Cigar industry representatives told TheDC that efforts like this have already generated more than 113,000 messages to Congress.
It’s no surprise, then, that 125 House members and four senators are on board. They include 26 Democrats, along with six of Congress’ 20 physicians and two of its seven nurses — all strange bedfellows for a pro-tobacco law in the making.
Sen. Mary Landrieu, a Louisiana Democrat, announced Wednesday that she will join them. Landrieu chairs the Senate Committee on Small Business & Entrepreneurship, a crucial position from which to influence an issue that affects mostly mom-and-pop retailers.
Cutting an Exception
The Traditional Cigar Manufacturing and Small Business Jobs Preservation Act of 2011 arrived in the House in April and the Senate in August. Much of the domestic cigar supply enters the United States in the Sunshine State, and two Florida legislators — Republican Rep. Bill Posey and Democratic Sen. Bill Nelson — are leading the charge.
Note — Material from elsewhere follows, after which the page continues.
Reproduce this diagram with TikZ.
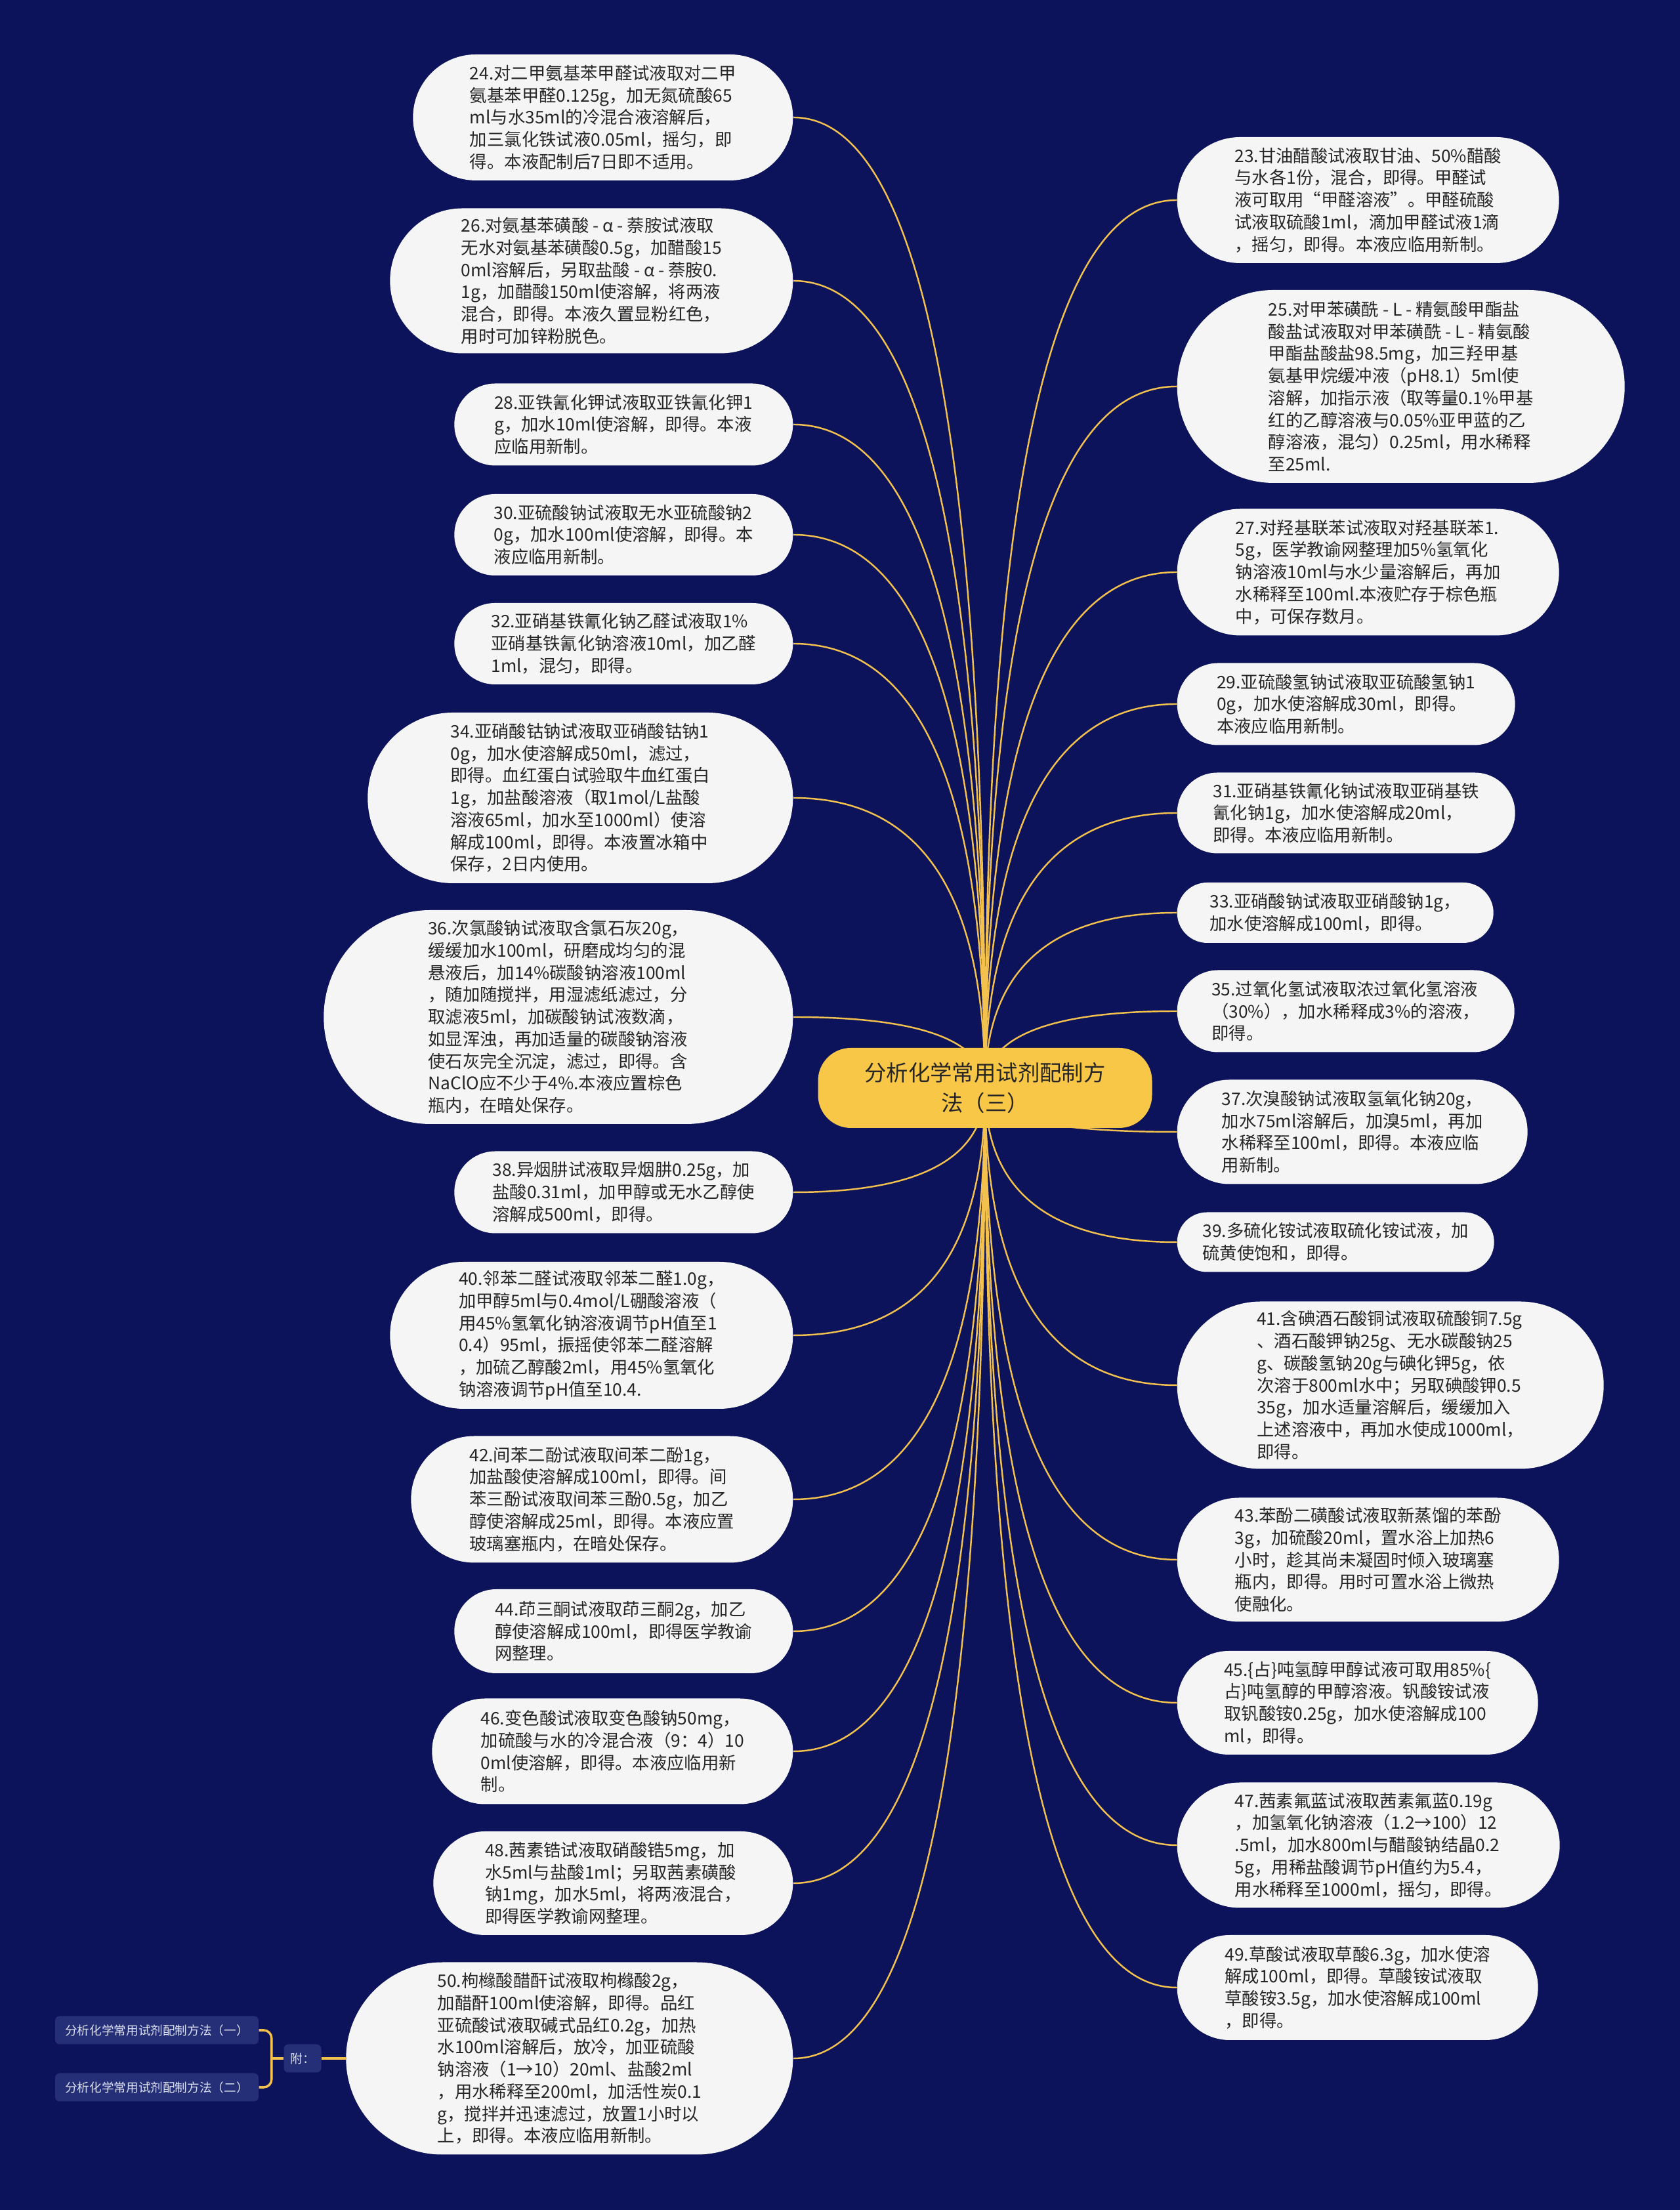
\documentclass[tikz,border=0pt]{standalone}
\usepackage{fontspec}
\usepackage{xcolor}
\usepackage{tikz}
\usetikzlibrary{calc,backgrounds}
\newfontfamily\cjk{Noto Sans CJK SC}

\definecolor{navy}{HTML}{0C135B}
\definecolor{boxgrey}{HTML}{F5F5F5}
\definecolor{ink}{HTML}{262626}
\definecolor{gold}{HTML}{F8C748}
\definecolor{goldline}{HTML}{F2C14E}
\definecolor{tagblue}{HTML}{252F78}
\definecolor{tagink}{HTML}{DCE0F0}

\begin{document}
\begin{tikzpicture}[
  box/.style={fill=boxgrey, text=ink, minimum height=#1, rounded corners=0.5*#1, align=left, inner sep=0pt, font=\cjk\fontsize{7.5}{9.6}\selectfont},
  lbox/.style={box=#1, anchor=east},
  rbox/.style={box=#1, anchor=west},
  topic/.style={fill=gold, text=ink, rounded corners=0.5cm, minimum width=5.09cm, minimum height=1.22cm, align=center, inner sep=0pt, font=\cjk\fontsize{9.5}{13}\selectfont},
  tag/.style={fill=tagblue, text=tagink, rounded corners=0.07cm, minimum height=0.43cm, inner sep=0pt, font=\cjk\fontsize{5.3}{6}\selectfont},
  link/.style={goldline, line width=0.7pt, to path={.. controls ($(\tikztostart)!0.667!(\tikztostart |- \tikztotarget)$) and ($(\tikztotarget)!0.667!(\tikztostart |- \tikztotarget)$) .. (\tikztotarget)}},
  brace/.style={goldline, line width=1pt, rounded corners=0.12cm},
]
\node[topic] (root) at (15.01,17.10) {分析化学常用试剂配制方\\法（三）};

% left column
\node[lbox=1.92cm, minimum width=5.79cm] (n24) at (12.09,31.89) {24.对二甲氨基苯甲醛试液取对二甲\\氨基苯甲醛0.125g，加无氮硫酸65\\ml与水35ml的冷混合液溶解后，\\加三氯化铁试液0.05ml，摇匀，即\\得。本液配制后7日即不适用。};
\node[lbox=2.21cm, minimum width=6.14cm] (n26) at (12.09,29.40) {26.对氨基苯磺酸 - α - 萘胺试液取\\无水对氨基苯磺酸0.5g，加醋酸15\\0ml溶解后，另取盐酸 - α - 萘胺0.\\1g，加醋酸150ml使溶解，将两液\\混合，即得。本液久置显粉红色，\\用时可加锌粉脱色。};
\node[lbox=1.25cm, minimum width=5.16cm] (n28) at (12.09,27.21) {28.亚铁氰化钾试液取亚铁氰化钾1\\g，加水10ml使溶解，即得。本液\\应临用新制。};
\node[lbox=1.24cm, minimum width=5.16cm] (n30) at (12.09,25.53) {30.亚硫酸钠试液取无水亚硫酸钠2\\0g，加水100ml使溶解，即得。本\\液应临用新制。};
\node[lbox=1.24cm, minimum width=5.16cm] (n32) at (12.09,23.87) {32.亚硝基铁氰化钠乙醛试液取1\%\\亚硝基铁氰化钠溶液10ml，加乙醛\\1ml，混匀，即得。};
\node[lbox=2.60cm, minimum width=6.48cm] (n34) at (12.09,21.52) {34.亚硝酸钴钠试液取亚硝酸钴钠1\\0g，加水使溶解成50ml，滤过，\\即得。血红蛋白试验取牛血红蛋白\\1g，加盐酸溶液（取1mol/L盐酸\\溶液65ml，加水至1000ml）使溶\\解成100ml，即得。本液置冰箱中\\保存，2日内使用。};
\node[lbox=3.26cm, minimum width=7.15cm] (n36) at (12.09,18.18) {36.次氯酸钠试液取含氯石灰20g，\\缓缓加水100ml，研磨成均匀的混\\悬液后，加14\%碳酸钠溶液100ml\\，随加随搅拌，用湿滤纸滤过，分\\取滤液5ml，加碳酸钠试液数滴，\\如显浑浊，再加适量的碳酸钠溶液\\使石灰完全沉淀，滤过，即得。含\\NaClO应不少于4\%.本液应置棕色\\瓶内，在暗处保存。};
\node[lbox=1.25cm, minimum width=5.16cm] (n38) at (12.09,15.51) {38.异烟肼试液取异烟肼0.25g，加\\盐酸0.31ml，加甲醇或无水乙醇使\\溶解成500ml，即得。};
\node[lbox=2.24cm, minimum width=6.14cm] (n40) at (12.09,13.33) {40.邻苯二醛试液取邻苯二醛1.0g，\\加甲醇5ml与0.4mol/L硼酸溶液（\\用45\%氢氧化钠溶液调节pH值至1\\0.4）95ml，振摇使邻苯二醛溶解\\，加硫乙醇酸2ml，用45\%氢氧化\\钠溶液调节pH值至10.4.};
\node[lbox=1.93cm, minimum width=5.82cm] (n42) at (12.09,10.83) {42.间苯二酚试液取间苯二酚1g，\\加盐酸使溶解成100ml，即得。间\\苯三酚试液取间苯三酚0.5g，加乙\\醇使溶解成25ml，即得。本液应置\\玻璃塞瓶内，在暗处保存。};
\node[lbox=1.28cm, minimum width=5.16cm] (n44) at (12.09,8.82) {44.茚三酮试液取茚三酮2g，加乙\\醇使溶解成100ml，即得医学教谕\\网整理。};
\node[lbox=1.61cm, minimum width=5.50cm] (n46) at (12.09,6.99) {46.变色酸试液取变色酸钠50mg，\\加硫酸与水的冷混合液（9：4）10\\0ml使溶解，即得。本液应临用新\\制。};
\node[lbox=1.58cm, minimum width=5.48cm] (n48) at (12.09,4.98) {48.茜素锆试液取硝酸锆5mg，加\\水5ml与盐酸1ml；另取茜素磺酸\\钠1mg，加水5ml，将两液混合，\\即得医学教谕网整理。};
\node[lbox=2.93cm, minimum width=6.81cm] (n50) at (12.09,2.31) {50.枸橼酸醋酐试液取枸橼酸2g，\\加醋酐100ml使溶解，即得。品红\\亚硫酸试液取碱式品红0.2g，加热\\水100ml溶解后，放冷，加亚硫酸\\钠溶液（1→10）20ml、盐酸2ml\\，用水稀释至200ml，加活性炭0.1\\g，搅拌并迅速滤过，放置1小时以\\上，即得。本液应临用新制。};

% right column
\node[rbox=1.92cm, minimum width=5.82cm] (n23) at (17.93,30.63) {23.甘油醋酸试液取甘油、50\%醋酸\\与水各1份，混合，即得。甲醛试\\液可取用“甲醛溶液”。甲醛硫酸\\试液取硫酸1ml，滴加甲醛试液1滴\\，摇匀，即得。本液应临用新制。};
\node[rbox=2.94cm, minimum width=6.82cm] (n25) at (17.93,27.79) {25.对甲苯磺酰 - L - 精氨酸甲酯盐\\酸盐试液取对甲苯磺酰 - L - 精氨酸\\甲酯盐酸盐98.5mg，加三羟甲基\\氨基甲烷缓冲液（pH8.1）5ml使\\溶解，加指示液（取等量0.1\%甲基\\红的乙醇溶液与0.05\%亚甲蓝的乙\\醇溶液，混匀）0.25ml，用水稀释\\至25ml.};
\node[rbox=1.93cm, minimum width=5.82cm] (n27) at (17.93,24.96) {27.对羟基联苯试液取对羟基联苯1.\\5g，医学教谕网整理加5\%氢氧化\\钠溶液10ml与水少量溶解后，再加\\水稀释至100ml.本液贮存于棕色瓶\\中，可保存数月。};
\node[rbox=1.25cm, minimum width=5.15cm] (n29) at (17.93,22.95) {29.亚硫酸氢钠试液取亚硫酸氢钠1\\0g，加水使溶解成30ml，即得。\\本液应临用新制。};
\node[rbox=1.23cm, minimum width=5.15cm] (n31) at (17.93,21.29) {31.亚硝基铁氰化钠试液取亚硝基铁\\氰化钠1g，加水使溶解成20ml，\\即得。本液应临用新制。};
\node[rbox=0.92cm, minimum width=4.82cm] (n33) at (17.93,19.77) {33.亚硝酸钠试液取亚硝酸钠1g，\\加水使溶解成100ml，即得。};
\node[rbox=1.25cm, minimum width=5.14cm] (n35) at (17.93,18.27) {35.过氧化氢试液取浓过氧化氢溶液\\（30\%），加水稀释成3\%的溶液，\\即得。};
\node[rbox=1.59cm, minimum width=5.34cm] (n37) at (17.93,16.43) {37.次溴酸钠试液取氢氧化钠20g，\\加水75ml溶解后，加溴5ml，再加\\水稀释至100ml，即得。本液应临\\用新制。};
\node[rbox=0.91cm, minimum width=4.83cm] (n39) at (17.93,14.75) {39.多硫化铵试液取硫化铵试液，加\\硫黄使饱和，即得。};
\node[rbox=2.55cm, minimum width=6.50cm] (n41) at (17.93,12.57) {41.含碘酒石酸铜试液取硫酸铜7.5g\\、酒石酸钾钠25g、无水碳酸钠25\\g、碳酸氢钠20g与碘化钾5g，依\\次溶于800ml水中；另取碘酸钾0.5\\35g，加水适量溶解后，缓缓加入\\上述溶液中，再加水使成1000ml，\\即得。};
\node[rbox=1.89cm, minimum width=5.82cm] (n43) at (17.93,9.91) {43.苯酚二磺酸试液取新蒸馏的苯酚\\3g，加硫酸20ml，置水浴上加热6\\小时，趁其尚未凝固时倾入玻璃塞\\瓶内，即得。用时可置水浴上微热\\使融化。};
\node[rbox=1.58cm, minimum width=5.50cm] (n45) at (17.93,7.73) {45.\{占\}吨氢醇甲醇试液可取用85\%\{\\占\}吨氢醇的甲醇溶液。钒酸铵试液\\取钒酸铵0.25g，加水使溶解成100\\ml，即得。};
\node[rbox=1.91cm, minimum width=5.83cm] (n47) at (17.93,5.56) {47.茜素氟蓝试液取茜素氟蓝0.19g\\，加氢氧化钠溶液（1.2→100）12\\.5ml，加水800ml与醋酸钠结晶0.2\\5g，用稀盐酸调节pH值约为5.4，\\用水稀释至1000ml，摇匀，即得。};
\node[rbox=1.60cm, minimum width=5.50cm] (n49) at (17.93,3.39) {49.草酸试液取草酸6.3g，加水使溶\\解成100ml，即得。草酸铵试液取\\草酸铵3.5g，加水使溶解成100ml\\，即得。};

% appendix
\node[tag, minimum width=0.57cm] (fu) at (4.61,2.31) {附：};
\node[tag, minimum width=3.10cm] (ref1) at (2.39,2.74) {分析化学常用试剂配制方法（一）};
\node[tag, minimum width=3.10cm] (ref2) at (2.39,1.87) {分析化学常用试剂配制方法（二）};
\coordinate (fork) at ($(fu.west)+(-0.18,0)$);
\draw[brace] (ref1.east) -| (fork);
\draw[brace] (ref2.east) -| (fork);
\draw[brace] (fork) -- (fu.west);
\draw[brace] (fu.east) -- (n50.west);

\begin{scope}[on background layer]
\fill[navy] (0,0) rectangle (25.6,33.68);
\draw[link] (root.center) to (n24.east);
\draw[link] (root.center) to (n26.east);
\draw[link] (root.center) to (n28.east);
\draw[link] (root.center) to (n30.east);
\draw[link] (root.center) to (n32.east);
\draw[link] (root.center) to (n34.east);
\draw[link] (root.center) to (n36.east);
\draw[link] (root.center) to (n38.east);
\draw[link] (root.center) to (n40.east);
\draw[link] (root.center) to (n42.east);
\draw[link] (root.center) to (n44.east);
\draw[link] (root.center) to (n46.east);
\draw[link] (root.center) to (n48.east);
\draw[link] (root.center) to (n50.east);
\draw[link] (root.center) to (n23.west);
\draw[link] (root.center) to (n25.west);
\draw[link] (root.center) to (n27.west);
\draw[link] (root.center) to (n29.west);
\draw[link] (root.center) to (n31.west);
\draw[link] (root.center) to (n33.west);
\draw[link] (root.center) to (n35.west);
\draw[link] (root.center) to (n37.west);
\draw[link] (root.center) to (n39.west);
\draw[link] (root.center) to (n41.west);
\draw[link] (root.center) to (n43.west);
\draw[link] (root.center) to (n45.west);
\draw[link] (root.center) to (n47.west);
\draw[link] (root.center) to (n49.west);
\end{scope}
\end{tikzpicture}
\end{document}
The bill’s focus is to carve out an exception for premium cigars in the Family Smoking Prevention and Tobacco Control Act, signed into law by President Obama in 2009.
The Tobacco Control Act (TCA) gave the FDA new authority to regulate tobacco, and the agency has most famously wielded that power by requiring garish photographic warnings this year on cigarette packs. But the law, an FDA spokesperson told The Daily Caller in an email, “also permits FDA to deem other ‘tobacco products’ subject to the TCA’s general controls by regulation.”
The FDA spokesperson explained that a “proposed rule deeming cigars to be subject to FDA’s jurisdiction” could be “finalized” after a public-comment period expires, giving the agency the authority to regulate “any product that meets the definition of a ‘tobacco product’ under the TCA, including cigars, little cigars, and certain novel nicotine containing products (such as certain electronic cigarettes).”
The FDA seems to be taking its longer leash seriously. On three occasions since December 2010, the agency has already put the cigar industry on notice that it intends to propose a rule to “deem cigars subject to the Tobacco Control Act.”